Civil society calls for an ambitious Digital Fairness Act on World Consumer Rights Day
On World Consumer Rights Day, EDRi and dozens of other civil society organisations have signed a joint letter urging the European Commission to adopt a strong Digital Fairness Act (DFA). The coalition calls for rules that address manipulative digital business models and protect people from harmful online practices. The letter echoes the recommendations set out in EDRi’s recent policy paper on a rights-based approach to digital fairness.
Civil society urges the EU to strengthen digital fairness
On 15 March, World Consumer Rights Day, EDRi and many other civil society organisations signed a coalition letter calling on the European Commission, urging them to deliver an ambitious Digital Fairness Act (DFA). The signatories stress that, altoughdigital technologies have become deeply embedded in everyday life, the online environment increasingly relies on business models built on behavioural manipulation, information asymmetries and data extraction.
The joint letter highlights that harmful online practices are no longer isolated incidents. Many services rely on design systems that steer behaviour, distort choices and exploit people’s attention and data. These systems generate financial, mental and social harms while distorting competition and eroding trust across the digital economy. Civil society organisations are therefore calling for a strong legislative response that modernises EU consumer law to address a number of pervasive business models and protects people of all ages online.
The signatories emphasise that the future DFA should modernise horizontal consumer protection rules, many of which were drafted over two decades ago, before behavioural targeting, algorithmic recommender systems and large-scale profiling became standard online practices. Updating these laws is therefore essential to ensure that they remain effective in the digital environment.
Addressing manipulative digital business models
The coalition letter focuses on several harmful practices that have become widespread across digital services. These include deceptive interface design, addictive features intended to maximise attention, unfair personalisation and exploitative influencer marketing practices. These tactics shape decisions before people even realise it, reducing their autonomy and limiting their ability to exercise their rights online.
These concerns closely align with the analysis presented in EDRi’s recent position paper “Breaking the extractive digital business model: a rights-based Digital Fairness Act” The paper explains how many digital services rely on design systems that manipulate behaviour and normalise large-scale data extraction, undermining fundamental rights such as autonomy, equality and the right to data protection.
EDRi’s analysis shows that existing EU rules only address parts of the problem.

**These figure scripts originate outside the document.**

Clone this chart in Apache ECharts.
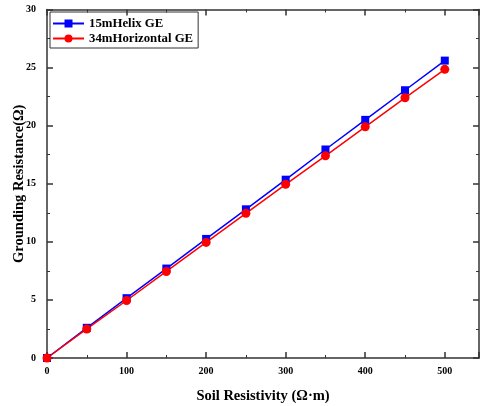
<!DOCTYPE html>
<html>
<head>
<meta charset="utf-8">
<script src="https://cdn.jsdelivr.net/npm/echarts@6/dist/echarts.min.js"></script>
<style>html,body{margin:0;padding:0;background:#fff}#c{width:481px;height:406px}</style>
</head>
<body>
<div id="c"></div>
<script>
var xValues = [0, 50, 100, 150, 200, 250, 300, 350, 400, 450, 500];
var helix = [0, 2.6, 5.15, 7.7, 10.25, 12.8, 15.35, 17.95, 20.5, 23.05, 25.6];
var horizontal = [0, 2.5, 4.95, 7.45, 9.95, 12.45, 14.95, 17.4, 19.9, 22.4, 24.85];
var seriesNames = ['15mHelix GE', '34mHorizontal GE'];
var xTitle = 'Soil Resistivity (\u03a9\u00b7m)';
var yTitle = 'Grounding Resistance(\u03a9)';

var FONT = "'Liberation Serif','Times New Roman',serif";
var AX = '#333';
function pairs(ys){ return xValues.map(function(x,i){return [x, ys[i]];}); }
function axisCommon(showLabel){
  return {
    axisLine:{show:true,onZero:false,lineStyle:{color:AX,width:1.5}},
    axisTick:{show:true,inside:true,length:6,lineStyle:{color:AX,width:1.5}},
    minorTick:{show:true,splitNumber:2,length:3,lineStyle:{color:AX,width:1}},
    splitLine:{show:false},
    axisLabel:{show:showLabel,color:'#000',fontFamily:FONT,fontWeight:'bold',fontSize:10}
  };
}
var xb = Object.assign(axisCommon(true),{type:'value',min:0,max:543,interval:100,position:'bottom',
  name:xTitle,nameLocation:'middle',nameGap:31,nameMoveOverlap:false,
  nameTextStyle:{color:'#000',fontFamily:FONT,fontWeight:'bold',fontSize:14.5}});
xb.axisLabel.margin=8; xb.axisLabel.showMaxLabel=false;
xb.axisLabel.formatter=function(v){return v%100===0?String(v):'';};
var xt = Object.assign(axisCommon(false),{type:'value',min:0,max:543,interval:100,position:'top'});
var yl = Object.assign(axisCommon(true),{type:'value',min:0,max:30,interval:5,position:'left',
  name:yTitle,nameLocation:'middle',nameGap:20,nameMoveOverlap:false,
  nameTextStyle:{color:'#000',fontFamily:FONT,fontWeight:'bold',fontSize:14.5}});
yl.axisLabel.margin=11;
var yr = Object.assign(axisCommon(false),{type:'value',min:0,max:30,interval:5,position:'right'});

var chart = echarts.init(document.getElementById('c'),null,{renderer:'canvas'});
chart.setOption({
  animation:false,
  backgroundColor:'#fff',
  grid:{left:47,right:2,top:9.5,bottom:48,containLabel:false,outerBoundsMode:'none'},
  legend:{
    data:seriesNames, orient:'vertical', left:50, top:12,
    borderColor:'#333', borderWidth:1, padding:[5,5,3,2], itemGap:2,
    itemWidth:31, itemHeight:10,
    textStyle:{color:'#000',fontFamily:FONT,fontWeight:'bold',fontSize:12.8}
  },
  xAxis:[xb, xt],
  yAxis:[yl, yr],
  series:[
    {name:seriesNames[0],type:'line',data:pairs(helix),xAxisIndex:0,yAxisIndex:0,
     symbol:'rect',symbolSize:8,lineStyle:{color:'#0000ff',width:1.5},itemStyle:{color:'#0000ff'}},
    {name:seriesNames[1],type:'line',data:pairs(horizontal),xAxisIndex:0,yAxisIndex:0,
     symbol:'circle',symbolSize:9,lineStyle:{color:'#ff0000',width:1.5},itemStyle:{color:'#ff0000'}}
  ]
});
</script>
</body>
</html>
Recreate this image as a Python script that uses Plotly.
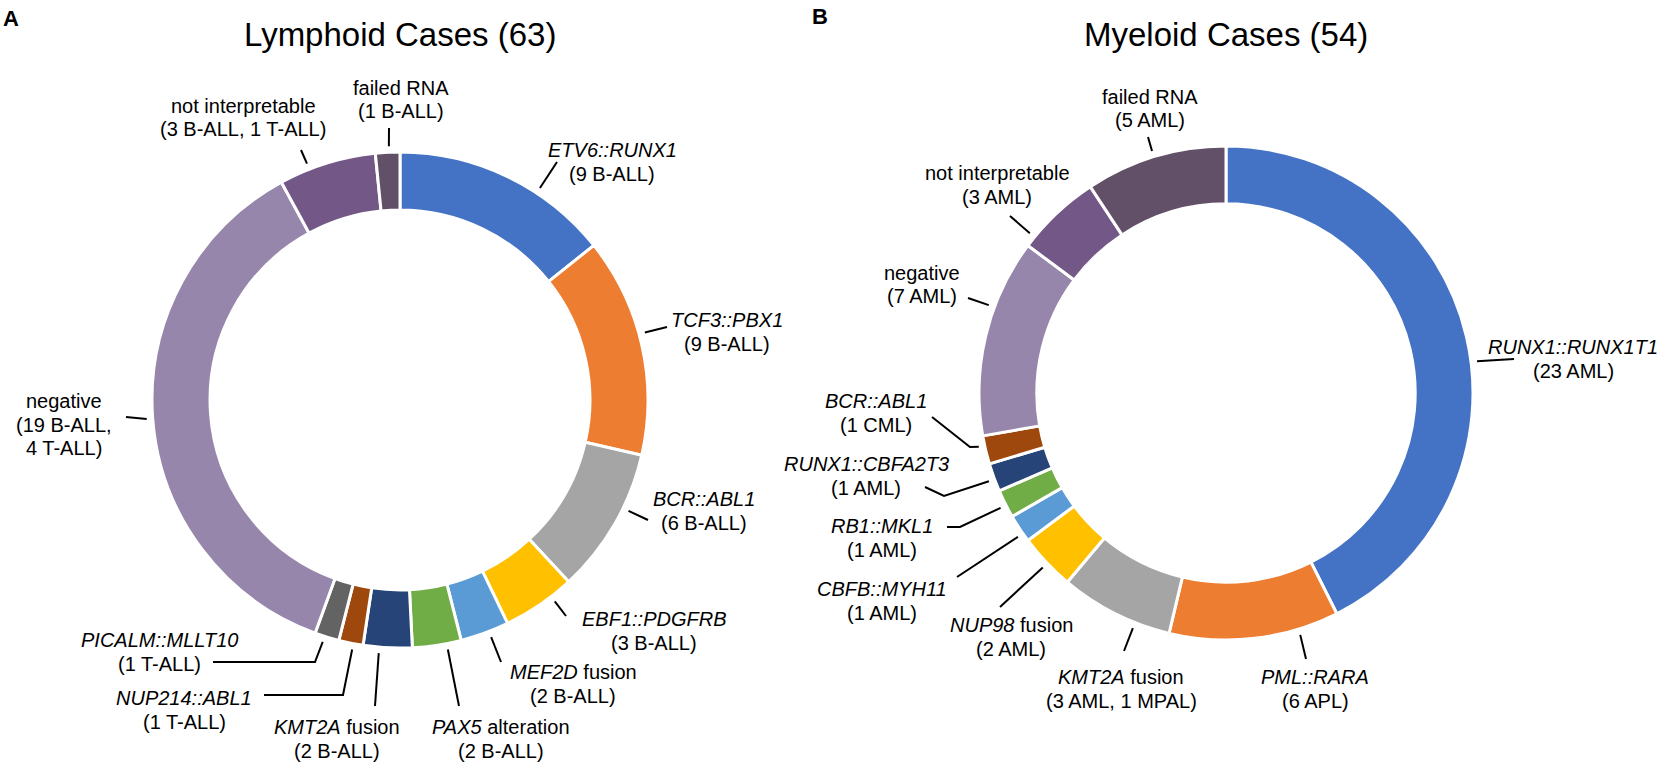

The General Data Protection Regulation (GDPR) regulates personal data processing, while the Digital Services Act (DSA) and Digital Markets Act (DMA) address certain risks associated to platform.. However, none of these instruments impose a general duty to ensure that digital services are designed in ways that respect people’s rights and autonomy across the market.
As a result, many harmful design practices continue to operate in legally grey areas. According to EDRi’s research, systems based on profiling, behavioural influence, and engagement optimisation can undermine meaningful consent, reinforce discrimination, and weaken people’s ability to control their digital environment.
A rights-based approach to digital fairness
EDRi’s position paper proposes that the Digital Fairness Act should introduce a structural fairness duty for digital services. This would require companies to ensure that the design of interfaces, personalisation systems and optimisation models does not exploit vulnerability or manipulate behaviour. Instead of placing the burden on individuals to resist harmful design, the responsibility would shift towards companies that design and operate these systems.
The paper also calls for clear prohibitions on manipulative design practices, stronger safeguards against profiling-based personalisation, and coordinated enforcement across regulatory regimes. Effective enforcement would require cooperation between consumer protection authorities, data protection regulators and competition authorities to address digital harms that cut across multiple legal frameworks.
Importantly, a rights-based DFA should complement existing EU digital laws rather than weaken them. The DFA should reinforce the protections established under the GDPR, ePrivacy rules and other parts of the EU digital rulebook, ensuring that consumer law cannot be used to bypass stronger safeguards for fundamental rights.
Why a strong Digital Fairness Act matters
The joint civil society letter marks an important milestone in the debate on the future of digital fairness in Europe. As digital environments increasingly shape how people access information, make decisions and exercise their rights, regulators must address the structural design choices that influence behaviour at scale. By introducing clear rules against manipulative practices and ensuring strong enforcement, the DFA can help create digital markets that respect people’s rights rather than exploit them. EDRi and its partners will continue working with policymakers to ensure that the forthcoming legislation delivers meaningful protections for everyone online.